* [What to do] All of the entries must be reproduced exactly, with no images carried over.

------ Records provided

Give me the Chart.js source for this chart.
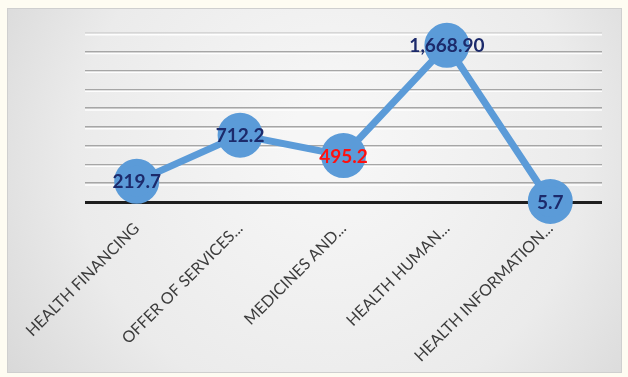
<!DOCTYPE html>
<html>
<head>
<meta charset="utf-8">
<script src="https://cdn.jsdelivr.net/npm/chart.js@4.4.1/dist/chart.umd.min.js"></script>
<style>
  html, body { margin: 0; padding: 0; background: #fefcf2; }
  #wrap { width: 628px; height: 377px; position: relative; }
</style>
</head>
<body>
<div id="wrap"><canvas id="mainChart" width="628" height="377"></canvas></div>
<script>
var categories = ['HEALTH FINANCING', 'OFFER OF SERVICES...', 'MEDICINES AND...', 'HEALTH HUMAN...', 'HEALTH INFORMATION...'];
var values = [219.7, 712.2, 495.2, 1668.9, 5.7];
var decimals = [1, 1, 1, 2, 1];
var labelColors = ['#1c2a6b', '#1c2a6b', '#ff1010', '#1c2a6b', '#1c2a6b'];

// grey panel behind the plot
var panelBg = {
  id: 'panelBg',
  beforeDraw(chart) {
    var c = chart.ctx;
    c.save();
    var g = c.createRadialGradient(330, 140, 40, 330, 170, 430);
    g.addColorStop(0, '#f6f6f6');
    g.addColorStop(0.55, '#ebebeb');
    g.addColorStop(1, '#d2d2d2');
    c.fillStyle = g;
    c.fillRect(7, 8, 615, 365);
    c.strokeStyle = '#cfcfcf';
    c.lineWidth = 1;
    c.strokeRect(7.5, 8.5, 614, 364);
    c.restore();
  },
  // white highlight under each gridline
  beforeDatasetsDraw(chart) {
    var c = chart.ctx, y = chart.scales.y, a = chart.chartArea;
    c.save();
    c.strokeStyle = 'rgba(255,255,255,0.9)';
    c.lineWidth = 1.5;
    y.ticks.forEach(function (t) {
      if (t.value === 0) return;
      var py = y.getPixelForValue(t.value) + 1.8;
      c.beginPath();
      c.moveTo(a.left, py);
      c.lineTo(a.right, py);
      c.stroke();
    });
    c.restore();
  }
};

// value labels centred on each point
var valueLabels = {
  id: 'valueLabels',
  afterDatasetsDraw(chart) {
    var c = chart.ctx;
    var meta = chart.getDatasetMeta(0);
    c.save();
    c.font = 'bold 19px Lato';
    c.textAlign = 'center';
    c.textBaseline = 'middle';
    meta.data.forEach(function (pt, i) {
      var txt = values[i].toLocaleString('en-US', { minimumFractionDigits: decimals[i], maximumFractionDigits: decimals[i] });
      c.fillStyle = labelColors[i];
      c.fillText(txt, pt.x, pt.y + 1);
    });
    c.restore();
  }
};

new Chart(document.getElementById('mainChart').getContext('2d'), {
  type: 'line',
  data: {
    labels: categories,
    datasets: [{
      data: values,
      borderColor: '#5b9bd8',
      backgroundColor: '#5b9bd8',
      pointBackgroundColor: '#5b9bd8',
      pointBorderColor: '#5b9bd8',
      borderWidth: 7,
      pointRadius: 19,
      pointHoverRadius: 19,
      tension: 0,
      clip: false
    }]
  },
  options: {
    responsive: false,
    animation: false,
    events: [],
    layout: { padding: { left: 85, right: 15, top: 33, bottom: 0 } },
    plugins: { legend: { display: false }, tooltip: { enabled: false } },
    scales: {
      x: {
        offset: true,
        grid: { display: false, drawTicks: false },
        border: { display: false },
        afterFit: function (s) { s.height = 175; },
        ticks: {
          minRotation: 45,
          maxRotation: 45,
          padding: 17,
          autoSkip: false,
          color: '#3c3c3c',
          font: { family: 'Lato', size: 16 }
        }
      },
      y: {
        min: 0,
        max: 1800,
        grid: {
          drawTicks: false,
          color: function (ctx) {
            if (ctx.tick.value === 0) return '#1e1e1e';
            if (ctx.tick.value === 1800) return '#d6d6d6';
            return '#a6a6a6';
          },
          lineWidth: function (ctx) { return ctx.tick.value === 0 ? 3 : 1.5; }
        },
        border: { display: false },
        afterFit: function (s) { s.width = 0; },
        ticks: { display: false, stepSize: 200 }
      }
    }
  },
  plugins: [panelBg, valueLabels]
});
</script>
</body>
</html>
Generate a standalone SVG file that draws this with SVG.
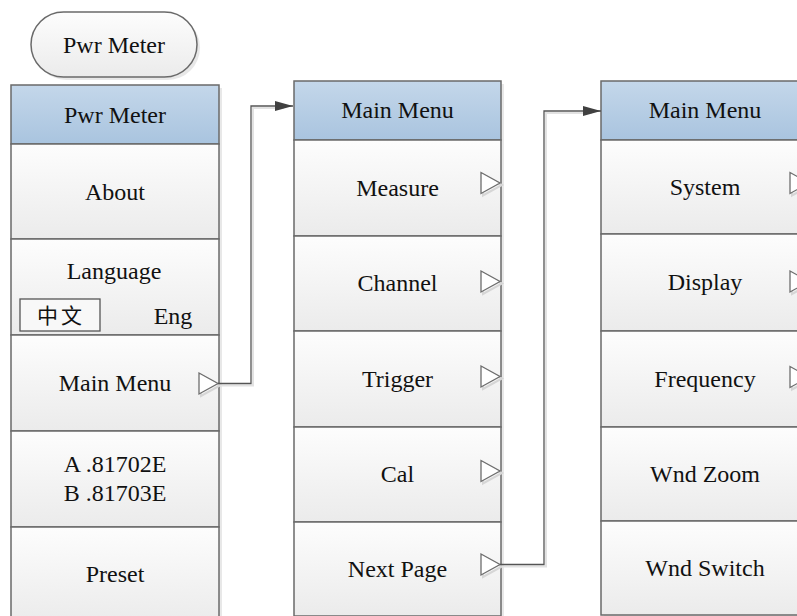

------------

* [Right answer]
Give me the Chart.js source for this chart.
<!DOCTYPE html>
<html>
<head>
<meta charset="utf-8">
<script src="https://cdn.jsdelivr.net/npm/chart.js@4.4.1/dist/chart.umd.min.js"></script>
<style>
  html, body { margin: 0; padding: 0; background: #fefcf2; }
  #wrap { width: 628px; height: 377px; position: relative; }
</style>
</head>
<body>
<div id="wrap"><canvas id="mainChart" width="628" height="377"></canvas></div>
<script>
var categories = ['HEALTH FINANCING', 'OFFER OF SERVICES...', 'MEDICINES AND...', 'HEALTH HUMAN...', 'HEALTH INFORMATION...'];
var values = [219.7, 712.2, 495.2, 1668.9, 5.7];
var decimals = [1, 1, 1, 2, 1];
var labelColors = ['#1c2a6b', '#1c2a6b', '#ff1010', '#1c2a6b', '#1c2a6b'];

// grey panel behind the plot
var panelBg = {
  id: 'panelBg',
  beforeDraw(chart) {
    var c = chart.ctx;
    c.save();
    var g = c.createRadialGradient(330, 140, 40, 330, 170, 430);
    g.addColorStop(0, '#f6f6f6');
    g.addColorStop(0.55, '#ebebeb');
    g.addColorStop(1, '#d2d2d2');
    c.fillStyle = g;
    c.fillRect(7, 8, 615, 365);
    c.strokeStyle = '#cfcfcf';
    c.lineWidth = 1;
    c.strokeRect(7.5, 8.5, 614, 364);
    c.restore();
  },
  // white highlight under each gridline
  beforeDatasetsDraw(chart) {
    var c = chart.ctx, y = chart.scales.y, a = chart.chartArea;
    c.save();
    c.strokeStyle = 'rgba(255,255,255,0.9)';
    c.lineWidth = 1.5;
    y.ticks.forEach(function (t) {
      if (t.value === 0) return;
      var py = y.getPixelForValue(t.value) + 1.8;
      c.beginPath();
      c.moveTo(a.left, py);
      c.lineTo(a.right, py);
      c.stroke();
    });
    c.restore();
  }
};

// value labels centred on each point
var valueLabels = {
  id: 'valueLabels',
  afterDatasetsDraw(chart) {
    var c = chart.ctx;
    var meta = chart.getDatasetMeta(0);
    c.save();
    c.font = 'bold 19px Lato';
    c.textAlign = 'center';
    c.textBaseline = 'middle';
    meta.data.forEach(function (pt, i) {
      var txt = values[i].toLocaleString('en-US', { minimumFractionDigits: decimals[i], maximumFractionDigits: decimals[i] });
      c.fillStyle = labelColors[i];
      c.fillText(txt, pt.x, pt.y + 1);
    });
    c.restore();
  }
};

new Chart(document.getElementById('mainChart').getContext('2d'), {
  type: 'line',
  data: {
    labels: categories,
    datasets: [{
      data: values,
      borderColor: '#5b9bd8',
      backgroundColor: '#5b9bd8',
      pointBackgroundColor: '#5b9bd8',
      pointBorderColor: '#5b9bd8',
      borderWidth: 7,
      pointRadius: 19,
      pointHoverRadius: 19,
      tension: 0,
      clip: false
    }]
  },
  options: {
    responsive: false,
    animation: false,
    events: [],
    layout: { padding: { left: 85, right: 15, top: 33, bottom: 0 } },
    plugins: { legend: { display: false }, tooltip: { enabled: false } },
    scales: {
      x: {
        offset: true,
        grid: { display: false, drawTicks: false },
        border: { display: false },
        afterFit: function (s) { s.height = 175; },
        ticks: {
          minRotation: 45,
          maxRotation: 45,
          padding: 17,
          autoSkip: false,
          color: '#3c3c3c',
          font: { family: 'Lato', size: 16 }
        }
      },
      y: {
        min: 0,
        max: 1800,
        grid: {
          drawTicks: false,
          color: function (ctx) {
            if (ctx.tick.value === 0) return '#1e1e1e';
            if (ctx.tick.value === 1800) return '#d6d6d6';
            return '#a6a6a6';
          },
          lineWidth: function (ctx) { return ctx.tick.value === 0 ? 3 : 1.5; }
        },
        border: { display: false },
        afterFit: function (s) { s.width = 0; },
        ticks: { display: false, stepSize: 200 }
      }
    }
  },
  plugins: [panelBg, valueLabels]
});
</script>
</body>
</html>
Generate a standalone SVG file that draws this with SVG.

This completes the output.